We are seeing something similar now, with Democrats so focused on the rights of smaller and smaller groups, it’s starting to look like “extreme individual rights” all over again. Will they drift towards conservatism while Republicans do the opposite, cross-pollinating some positions between them on the way?

  • okintheory 6 years ago

    Isn't this very simplistic? In my (limited) understanding, the North was a Republican stronghold, controlled by manufacturing interests, and without a strong economic interest in maintaining slavery. This meant the abolitionist movement was not opposed by the economic elite. On the other hand, Northern industrialists always had an economic interest in fighting against unions. To say that their anti-union sentiment was an extension of the anti-slavery sentiment seems too generous.

  • Kalium 6 years ago

    > After the Civil War, all of those who were in favor of ending slavery became the most vicious opponents of labor and unions and worker rights.

    Among other weird historical quirks, unions were at times used to keep out people who spoke the wrong language or had the wrong color skin. Unions were not always the reliable bastions of progressive politics they are seen as today.

    • ende 6 years ago

      Unions are only reliable bastions of progressive politics in the minds of progressives. Your average union member resembles Doland Trump far more than Bernie Sanders.

      • refurb 6 years ago

        Absolutely. The only reason why unions typically vote Democrat is because of their support of unions. There is very little overlap across other progressive issues.

      • CryptoPunk 6 years ago

        The average union member nowadays works in a publicly funded institution, in a service or white collar job, not in the private sector or in manufacturing.

  • dragonwriter 6 years ago

    > Anyway, this is one of the reasons that the Republican party drifted into conservatism slowly after the Civil War.

    Well, no, it's the rationalization.
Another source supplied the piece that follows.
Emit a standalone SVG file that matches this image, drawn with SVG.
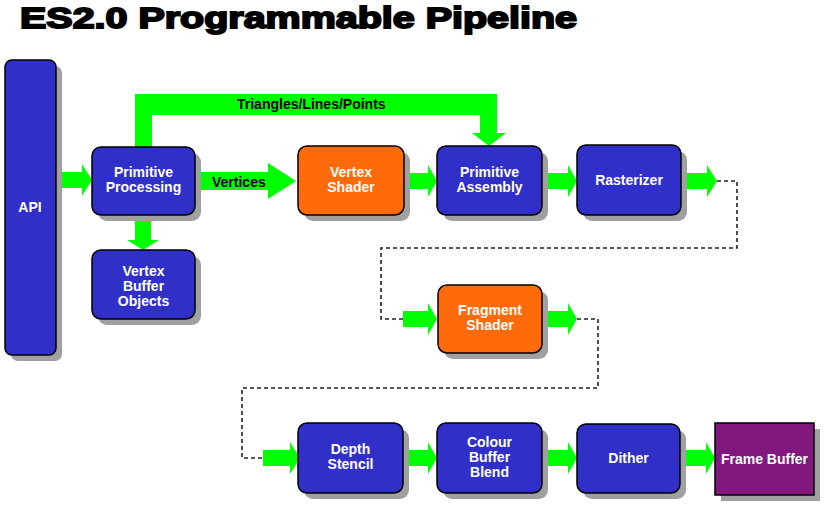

The reason is that even at the time of the civil war, the Republican Party was, as well as an antislavery party, also the party of the powerful northern economic interests, which were industrial capitalists.

    After slavery was abolished, they only really had one reason left.

  • Spooky23 6 years ago

    I think you’re right, it’s not spoken of much, but the big tent Democratic Party is getting crowded... the 2016 election reflects the dissatisfaction of formerly core democratic voters.

  • blackbagboys 6 years ago

    This is incorrect. A considerable amount of opposition to slavery came from "Free Soil" farmers, laborers, and mechanics who did not want to compete with slave labor. After the war they continued to pursue their class interests and supported labor rights and, eventually, unionization.

    The northern capitalists who ultimately constituted the financial engine of the Republican Party did turn against labor rights, also in accordance with their class interests (and, depending on the industry they were in pre-war, some of them had been pro-slavery or pro-southern 'Copperheads').